Importance sampling is absolutely crucial for reducing the amount of computational work. For example in computer graphics we are often trying to calculate the color of a point on a surface by (very loosely speaking) integrating the energy of light rays arriving at the point in a hemisphere of directions. We know that incoming light rays arriving perpendicular to the surface have a greater effect on its color than light rays arriving parallel to the surface, so we can sample more light rays close to the normal of the surface and get a faster converging result!

### Low Discrepancy Sampling One final technique I will talk about for reducing the variance of our estimator is uniform sample placement.

In addition to importance sampling, it is intuitive that we would like to explore the domain of our function $f$ as evenly as possible. For example, recall the case of the Monte Carlo estimator where we have a uniform PDF. It should be clear that we would like our samples to be evenly spaced: that is, they should not be clumped up together (as they would be retrieving values of $f$ that are nearly the same, providing little additional information) and similarly they should not be far apart. In the case of a non-uniform PDF, the same holds true, though the connection is a little harder to see intuitively.

We can mathematically quantify how 'evenly spaced' the points in a sequence $(x_n)$ are using a measurement called the Star Discrepancy. Using a low discrepancy sequence (LDS) gives us a slightly lower variance (especially for small sample counts) than naive pseudorandom sampling.

The image below uses pseudorandom samples to generate the coordinates of each point.

As you can see, there are areas of higher point density and lower point density. This results in high variance when doing Monte Carlo integration. The image below instead uses a low discrepancy sequence called a Sobol sequence for each coordinate:

The points are much more evenly spaced throughout the image, which is what we want.

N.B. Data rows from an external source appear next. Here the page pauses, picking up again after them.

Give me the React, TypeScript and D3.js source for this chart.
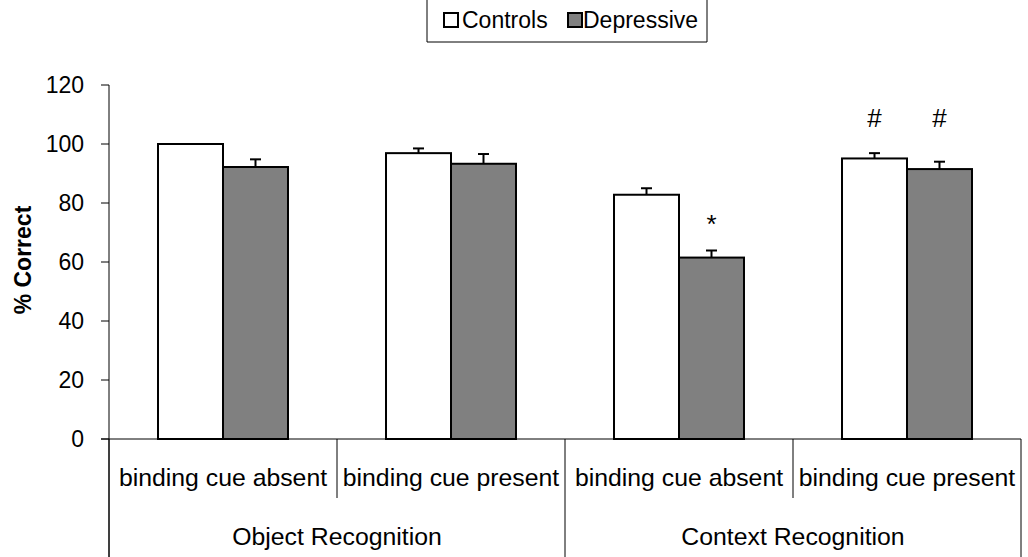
import React from "react";
import * as d3 from "d3";

const groups = ["Object Recognition", "Context Recognition"];
const categories = ["binding cue absent", "binding cue present", "binding cue absent", "binding cue present"];
const categoryGroup = [0, 0, 1, 1];
const series = ["Controls", "Depressive"];
const controls = [100, 96.9, 82.8, 95.1];
const controlsErr = [0, 1.6, 2.2, 1.8];
const depressive = [92.2, 93.3, 61.5, 91.5];
const depressiveErr = [2.6, 3.3, 2.4, 2.5];
const marks: { cat: number; s: number; text: string }[] = [
  { cat: 2, s: 1, text: "*" },
  { cat: 3, s: 0, text: "#" },
  { cat: 3, s: 1, text: "#" },
];
const yTicks = [0, 20, 40, 60, 80, 100, 120];

const W = 1028, H = 557;
const left = 109, right = 1021, top = 85, bottom = 439;
const font = "Liberation Sans, Arial, sans-serif";

export default function App() {
  const y = d3.scaleLinear().domain([0, 120]).range([bottom, top]);
  const x = d3.scaleBand<number>().domain(d3.range(categories.length)).range([left, right]).padding(0);
  const inner = d3.scaleBand<number>().domain([0, 1]).range([0, x.bandwidth()]).paddingInner(0).paddingOuter(0.754);
  const fills = ["#ffffff", "#808080"];
  const vals = [controls, depressive];
  const errs = [controlsErr, depressiveErr];

  return (
    <svg width={W} height={H} style={{ position: "absolute", left: 0, top: 0 }} fontFamily={font}>
      {/* legend */}
      <path d="M427,0 V42 H707 V0" fill="none" stroke="#000" strokeWidth={1} />
      <g fontSize={23}>
        <rect x={444} y={13} width={14} height={14} fill="#fff" stroke="#000" strokeWidth={2} />
        <text x={462} y={28}>{series[0]}</text>
        <rect x={568} y={13} width={14} height={14} fill="#808080" stroke="#000" strokeWidth={2} />
        <text x={583} y={28}>{series[1]}</text>
      </g>

      {/* y axis */}
      <line x1={left} x2={left} y1={top} y2={H} stroke="#000" strokeWidth={1} />
      {yTicks.map((t) => (
        <g key={t}>
          <line x1={left - 8} x2={left} y1={y(t)} y2={y(t)} stroke="#000" />
          <text x={84} y={y(t) + 8} textAnchor="end" fontSize={23}>{t}</text>
        </g>
      ))}
      <text transform={`translate(31,260) rotate(-90)`} textAnchor="middle" fontSize={23} fontWeight="bold">% Correct</text>

      {/* x axis */}
      <line x1={left - 8} x2={right} y1={bottom} y2={bottom} stroke="#000" />
      {d3.range(categories.length + 1).map((i) => {
        const xx = i < categories.length ? x(i)! : right;
        const isGroupEdge = i === 0 || i === categories.length || categoryGroup[i] !== categoryGroup[i - 1];
        return <line key={i} x1={xx} x2={xx} y1={bottom} y2={isGroupEdge ? H : 498} stroke="#000" />;
      })}
      {categories.map((c, i) => (
        <text key={i} x={x(i)! + x.bandwidth() / 2} y={486} textAnchor="middle" fontSize={24.8}>{c}</text>
      ))}
      {groups.map((g, gi) => {
        const idx = categories.map((_, i) => i).filter((i) => categoryGroup[i] === gi);
        const x0 = x(idx[0])!;
        const x1 = x(idx[idx.length - 1])! + x.bandwidth();
        return <text key={g} x={(x0 + x1) / 2} y={545} textAnchor="middle" fontSize={24.8}>{g}</text>;
      })}

      {/* bars */}
      {categories.map((_, i) =>
        series.map((s, si) => {
          const bx = x(i)! + inner(si)!;
          const bw = inner.bandwidth();
          const v = vals[si][i];
          const e = errs[si][i];
          const cx = bx + bw / 2;
          return (
            <g key={`${i}-${si}`}>
              {e > 0 && (
                <g stroke="#000" strokeWidth={2}>
                  <line x1={cx} x2={cx} y1={y(v)} y2={y(v + e)} />
                  <line x1={cx - 5.5} x2={cx + 5.5} y1={y(v + e)} y2={y(v + e)} />
                </g>
              )}
              <rect x={bx} y={y(v)} width={bw} height={bottom - y(v)} fill={fills[si]} stroke="#000" strokeWidth={2} />
            </g>
          );
        })
      )}

      {/* significance marks */}
      {marks.map((m, k) => {
        const cx = x(m.cat)! + inner(m.s)! + inner.bandwidth() / 2;
        const v = vals[m.s][m.cat] + errs[m.s][m.cat];
        const yy = m.text === "*" ? y(v) - 17 : 127;
        return (
          <text key={k} x={cx} y={yy} textAnchor="middle" fontSize={26}>{m.text}</text>
        );
      })}
    </svg>
  );
}
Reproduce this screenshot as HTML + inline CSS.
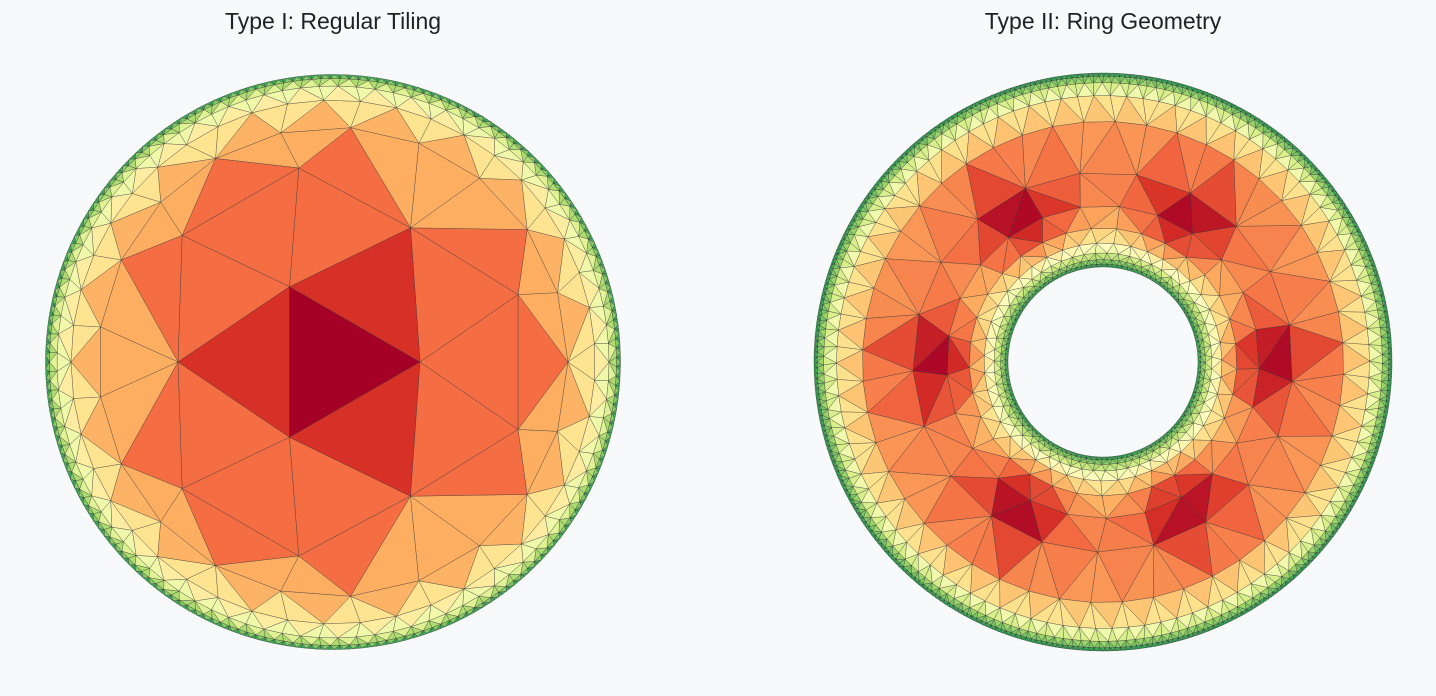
<!DOCTYPE html>
<html><head><meta charset="utf-8">
<style>
html,body{margin:0;padding:0;background:#f8f9fa;}
#wrap{position:relative;width:1436px;height:696px;overflow:hidden;}
.t{position:absolute;top:8px;font-family:"Liberation Sans","DejaVu Sans",sans-serif;font-size:23px;color:#222;transform:translateX(-50%);white-space:nowrap;}
svg{position:absolute;left:0;top:0;}
</style></head>
<body><div id="wrap">
<div class="t" style="left:333px">Type I: Regular Tiling</div>
<div class="t" style="left:1103px">Type II: Ring Geometry</div>
<svg id="s" width="1436" height="696" viewBox="0 0 1436 696"></svg>
</div>
<script>
var stops=["#a50026","#d73027","#f46d43","#fdae61","#fee08b","#ffffbf","#d9ef8b","#a6d96a","#66bd63","#1a9850","#006837"];
function hx(h){return [parseInt(h.substr(1,2),16),parseInt(h.substr(3,2),16),parseInt(h.substr(5,2),16)];}
var S=stops.map(hx);
function cmap(t){t=Math.max(0,Math.min(1,t));var f=t*10,i=Math.min(9,Math.floor(f)),u=f-i;var a=S[i],b=S[i+1];
return "rgb("+[0,1,2].map(function(k){return Math.round(a[k]+(b[k]-a[k])*u)}).join(",")+")";}
var out=[];
function tri(p,q,r,c){out.push('<polygon points="'+p[0].toFixed(1)+','+p[1].toFixed(1)+' '+q[0].toFixed(1)+','+q[1].toFixed(1)+' '+r[0].toFixed(1)+','+r[1].toFixed(1)+'" fill="'+c+'"/>');}
function ring(cx,cy,r,n,off,rf){var a=[];for(var k=0;k<n;k++){var an=off+k*2*Math.PI/n;var rr=rf?rf(k):r;a.push([cx+rr*Math.cos(an),cy-rr*Math.sin(an)]);}return a;}
function dist(a,b){return Math.hypot(a[0]-b[0],a[1]-b[1]);}
function merge(A,offA,B,offB,cb){var nA=A.length,nB=B.length,dB=2*Math.PI/nB;
var j0=Math.round((offA-offB)/dB);var ia=0,ib=0;
function PA(k){return A[((k%nA)+nA)%nA];}function PB(k){return B[(((j0+k)%nB)+nB)%nB];}
while(ia<nA||ib<nB){
 var advA;
 if(ia>=nA)advA=false;else if(ib>=nB)advA=true;
 else advA=dist(PA(ia+1),PB(ib))<dist(PA(ia),PB(ib+1));
 if(advA){cb(PA(ia),PA(ia+1),PB(ib),2);ia++;}
 else{cb(PA(ia),PB(ib),PB(ib+1),1);ib++;}
}}
// Left disc
(function(){var cx=333,cy=362;
var R=[87,190,235,262,276,283.5,287.5],N=[3,9,21,45,93,189,381];
var T=[0,0.1,0.2,0.31,0.44,0.58,0.75];
var rings=[],offs=[];
for(var i=0;i<R.length;i++){var off=(i==1?Math.PI/3:(i==0?0:Math.PI/N[i]*(i%2)));offs.push(off);
 rings.push(ring(cx,cy,R[i],N[i],off,i==1?function(k){return k%3==0?155:197;}:null));}
tri(rings[0][0],rings[0][1],rings[0][2],cmap(0.0));
for(var i=1;i<R.length;i++){(function(i){merge(rings[i-1],offs[i-1],rings[i],offs[i],function(p,q,r,type){
 var t=T[i]+(type==2?0:0.1);tri(p,q,r,cmap(t));});})(i);}
})();
// Right annulus
(function(){var cx=1103,cy=362,r0=95,r1=289;
var rs=[r0],r=r0;
function sp(d){return 3+0.5*d;}
while(r<r1){var d=Math.min(r-r0,r1-r);r+=sp(d);rs.push(r);}
var sc=(r1-r0)/(rs[rs.length-1]-r0);rs=rs.map(function(x){return r0+(x-r0)*sc;});
var rings=[],offs=[];
for(var i=0;i<rs.length;i++){var d=Math.min(rs[i]-r0,r1-rs[i]);var s=sp(d)*1.15;var n=Math.max(12,Math.round(2*Math.PI*rs[i]/s));
var off=i*0.37;offs.push(off);rings.push(ring(cx,cy,rs[i],n,off));}
var hs=[];for(var k=0;k<6;k++){var an=(k*60)*Math.PI/180;hs.push([cx+165*Math.cos(an),cy-165*Math.sin(an)]);}
for(var i=1;i<rings.length;i++){merge(rings[i-1],offs[i-1],rings[i],offs[i],function(p,q,w){
 var gx=(p[0]+q[0]+w[0])/3,gy=(p[1]+q[1]+w[1])/3;var rr=Math.hypot(gx-cx,gy-cy);
 var d=Math.min(rr-r0,r1-rr);var t=0.9-0.68*(1-Math.exp(-d/24));
 var h=1e9;hs.forEach(function(c){h=Math.min(h,Math.hypot(gx-c[0],gy-c[1]));});
 t-=0.24*Math.exp(-(h/45)*(h/45));
 tri(p,q,w,cmap(t));});}
})();
document.getElementById("s").innerHTML='<g stroke="#333" stroke-width="0.4" stroke-opacity="0.85" stroke-linejoin="round">'+out.join("")+'</g>';
</script>
</body></html>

One of the simplest low discrepancy sequences is called the van der Corput sequence. The base- $b$ van der Corput sequence is defined by:

$x_n = \sum_{k=0}^{\infty} d_k(n)b^{-k-1}$

where $d_k(n)$ is the $k$ th digit of the expansion of $n$ in base $b$ . With $b = 2$ , the sequence begins $0.5, 0.25, 0.75, 0.125 \ldots$

## Conclusion Monte Carlo integration is a powerful tool for evaluating high-dimensional integrals. We have seen how its variance can be reduced significantly through importance sampling and through choosing a low discrepancy sequence, both of which result in lowering the amount of computational work we need to do to obtain a reasonable result.

In the next article, I will talk about a technique called Multiple Importance Sampling which allows us to combine samples from multiple different probability density functions that we think match the shape of the integrand, reducing variance without introducing bias.

### Footnotes 1: For the rest of this post we assume that $f(x)$ is non-negative, otherwise such a choice of PDF would not be possible. We also assume that the PDF is non-zero wherever $f$ is non-zero, to avoid division by zero.